Esta “guerra” es un paradigma de los graves errores estratégicos que, bajo la hegemonía política nacionalista, hemos cometido en Cataluña desde hace 40 años. Con una actitud empática y propositiva, las relaciones entre estos dos territorios de la antigua Corona de Aragón habrían podido ser, en democracia, muy fructíferas y beneficiosas para todos.

Por ejemplo, en una cuestión tan fundamental y sensible como es la gestión de los recursos hídricos y ambientales de la cuenca del Ebro. Un organismo con sede en Zaragoza, la Confederación Hidrográfica del Ebro (CHE), es quien se encarga del gobierno de esta enorme plataforma, que va desde Cantabria hasta el Delta y que abarca todos los ríos del Pirineo que confluyen.

Todos sabemos que el Delta del Ebro está en una situación crítica, a causa de la regresión y del cambio climático. Una de las causas principales de este drama ecológico es la falta de sedimentos, que quedan obstruidos río arriba, en los embalses de la cuenca. Si Cataluña mantuviera una relación de cordial y leal vecindad con Aragón, a buen seguro que esto se habría podido abordar con rigor y profundidad, para encontrar, desde hace años, una solución colectiva.

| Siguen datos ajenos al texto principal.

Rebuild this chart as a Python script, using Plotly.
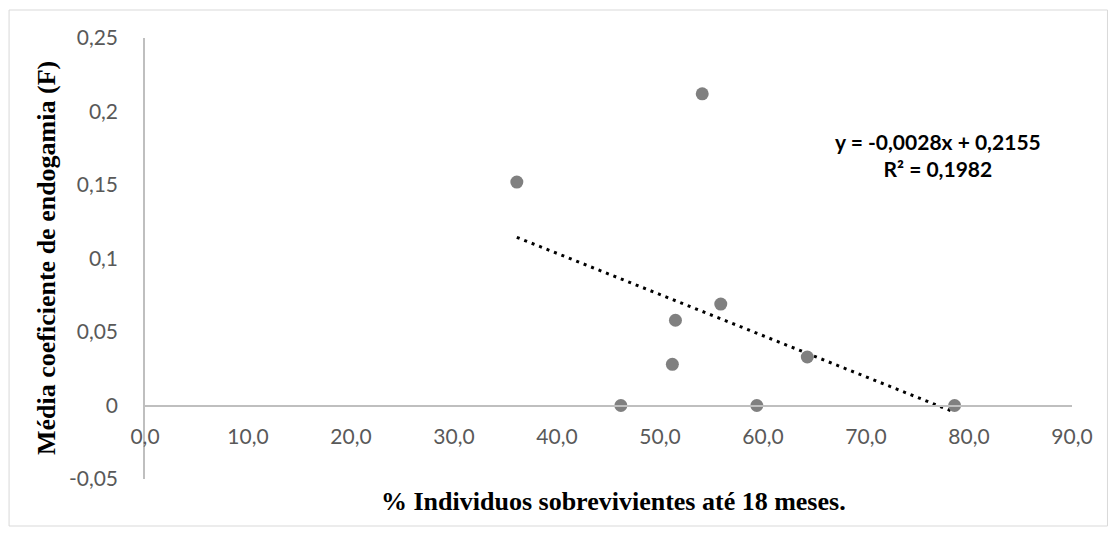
import plotly.graph_objects as go

# Survival (%) vs mean inbreeding coefficient per group
survival_pct = [36.1, 54.1, 55.9, 51.5, 51.2, 46.2, 59.4, 64.3, 78.6]
inbreeding_f = [0.152, 0.212, 0.069, 0.058, 0.028, 0.0, 0.0, 0.033, 0.0]

# Linear trendline as reported in the equation label
slope = -0.0028
intercept = 0.2155
r_squared = 0.1982

x_tickvals = [0, 10, 20, 30, 40, 50, 60, 70, 80, 90]
x_ticktext = ["0,0", "10,0", "20,0", "30,0", "40,0", "50,0", "60,0", "70,0", "80,0", "90,0"]
y_tickvals = [-0.05, 0, 0.05, 0.1, 0.15, 0.2, 0.25]
y_ticktext = ["-0,05", "0", "0,05", "0,1", "0,15", "0,2", "0,25"]

x_title = "% Individuos sobrevivientes até 18 meses."
y_title = "Média coeficiente de endogamia (F)"


def fmt(v, nd):
    return f"{v:.{nd}f}".replace(".", ",")


eq_text = (f"y = {fmt(slope, 4)}x + {fmt(intercept, 4)}<br>"
           f"R² = {fmt(r_squared, 4)}")

W, H = 1117, 536
ML, MR, MT, MB = 145, 44.5, 38, 57
PW, PH = W - ML - MR, H - MT - MB


def px_x(px):
    return (px - ML) / PW


def px_y(py):
    return (H - MB - py) / PH


y_min, y_max = -0.05, 0.25

fig = go.Figure()

trend_x = [min(survival_pct), max(survival_pct)]
trend_y = [slope * v + intercept for v in trend_x]
fig.add_trace(go.Scatter(
    x=trend_x, y=trend_y, mode="lines",
    line=dict(color="black", width=3, dash="3px,5px"),
    hoverinfo="skip", showlegend=False,
))

fig.add_trace(go.Scatter(
    x=survival_pct, y=inbreeding_f, mode="markers",
    marker=dict(color="#808080", size=13, line=dict(width=0)),
    showlegend=False,
))

axis_grey = "#bfbfbf"
tick_font = dict(family="Lato", size=21, color="#595959")
title_font = dict(family="Liberation Serif", size=26, color="black", weight="bold")

fig.update_layout(
    template="none",
    width=W, height=H,
    margin=dict(l=ML, r=MR, t=MT, b=MB, pad=0),
    paper_bgcolor="white", plot_bgcolor="white",
    showlegend=False,
    xaxis=dict(
        range=[0, 90], tickvals=x_tickvals, ticktext=x_ticktext,
        showgrid=False, zeroline=False, showline=True,
        linecolor=axis_grey, linewidth=1.5,
        ticks="", tickfont=tick_font,
        anchor="free", position=(0 - y_min) / (y_max - y_min),
        ticklabelstandoff=13, automargin=False,
    ),
    yaxis=dict(
        range=[y_min, y_max], tickvals=y_tickvals, ticktext=y_ticktext,
        showgrid=False, zeroline=False, showline=True,
        linecolor=axis_grey, linewidth=1.5,
        ticks="", tickfont=tick_font,
        ticklabelstandoff=21, automargin=False,
    ),
    shapes=[dict(
        type="rect", xref="paper", yref="paper",
        x0=px_x(9), x1=px_x(1108), y0=px_y(526), y1=px_y(10),
        line=dict(color="#d9d9d9", width=1), fillcolor="rgba(0,0,0,0)",
        layer="below",
    )],
    annotations=[
        dict(text=y_title, xref="paper", yref="paper",
             x=px_x(46), y=px_y(258), xanchor="center", yanchor="middle",
             textangle=-90, showarrow=False, font=title_font),
        dict(text=x_title, xref="paper", yref="paper",
             x=px_x(614), y=px_y(502), xanchor="center", yanchor="middle",
             showarrow=False, font=title_font),
        dict(text=eq_text, xref="paper", yref="paper",
             x=px_x(938), y=px_y(154.5), xanchor="center", yanchor="middle",
             align="center", showarrow=False,
             font=dict(family="Lato", size=21, color="black", weight="bold")),
    ],
)

fig.write_html("out.html")
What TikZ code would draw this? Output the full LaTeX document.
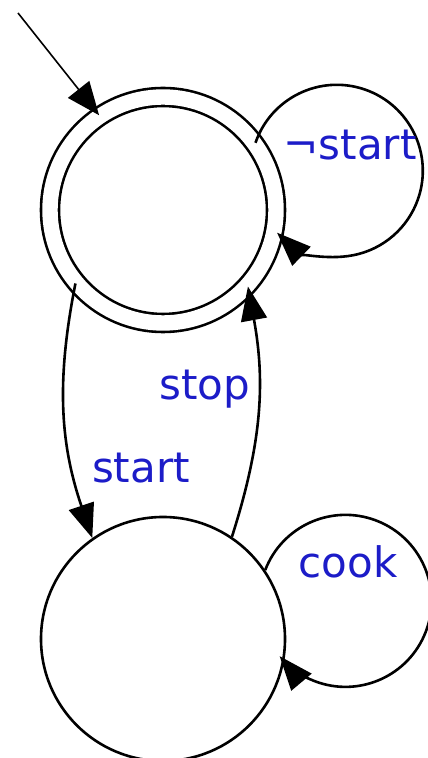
\documentclass[tikz,border=0pt]{standalone}
\usepackage{fontspec}
\setmainfont{DejaVu Sans}
\usetikzlibrary{arrows.meta}
\definecolor{lblue}{RGB}{28,28,200}
\begin{document}
\begin{tikzpicture}[x=1pt,y=1pt,
  state/.style={circle, draw, line width=2.6pt, minimum size=244pt, inner sep=0pt},
  accstate/.style={circle, draw, line width=2.6pt, double, double distance=15.4pt, minimum size=226pt, inner sep=0pt},
  edge/.style={line width=2.6pt, -{Triangle[length=34pt,width=26pt]}},
  initedge/.style={line width=1.6pt, -{Triangle[length=33pt,width=27pt]}},
  lbl/.style={text=lblue, font=\fontsize{42}{50}\selectfont, inner sep=0pt}]
\useasboundingbox (0,0) rectangle (428,758);
\node[accstate] (q0) at (163,548) {};
\node[state] (q1) at (163,119) {};
\coordinate (init) at (18,745);
\draw[initedge] (init) -- (q0.124);
\draw[edge] (q0.36) arc[start angle=161, end angle=-134, radius=86];
\draw[edge] (q1.34) arc[start angle=159, end angle=-140, radius=86];
\draw[edge] (q0.220) to[bend right=15] (q1.125);
\draw[edge] (q1.56) to[bend right=14] (q0.-42);
\node[lbl] (lnotstart) at (350,613) {¬start};
\node[lbl] (lcook) at (348,196) {cook};
\node[lbl] (lstart) at (141,290) {start};
\node[lbl] (lstop) at (205,369) {stop};
\end{tikzpicture}
\end{document}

Pero no. El espíritu del “nosotros solos”, inoculado por Jordi Pujol hace ya 40 años, y que tiene su máxima expresión en el “plan de nacionalización” impulsado en 1990, ha sido devastador. Nos hemos convertido en una comunidad antipática y hostil a los ojos del resto de comunidades españolas y del otro lado de los Pirineos. La absurda “guerra” de las obras de arte de la Franja es una muestra fehaciente. También los intentos, generosamente subvencionados por la Generalitat, de “catalanizar” artificialmente la Comunidad Valenciana o las islas Baleares.

Con más humildad, respeto, generosidad y afán de trabajar con los vecinos, desde el reconocimiento mutuo y la igualdad, habríamos podido avanzar y progresar mucho más. Esto lo tuvieron muy claro los “padres fundadores” de Cataluña, que hicieron de las alianzas matrimoniales –por ejemplo con la dinastía de Aragón- su manera de sobrevivir, de crecer y de proyectarse.

Aquí, desde la Generalitat, nos hemos dedicado a pelearnos con los vecinos o hemos creado y financiado “quintas columnas” para subvertir la legitimidad democrática de sus instituciones de autogobierno. Con esta estrategia equivocada y suicida solo hemos conseguido su animadversión y que cualquier iniciativa que llegue desde Cataluña sea recibida, de entrada, con lógica prevención y desconfianza.

Espero que la lección de las obras de arte del Museo de Lleida nos haga abrir los ojos y ver la necesidad imperiosa que tenemos de construir puentes, en vez de dedicarnos a dinamitarlos. Cataluña tiene que cambiar el chip.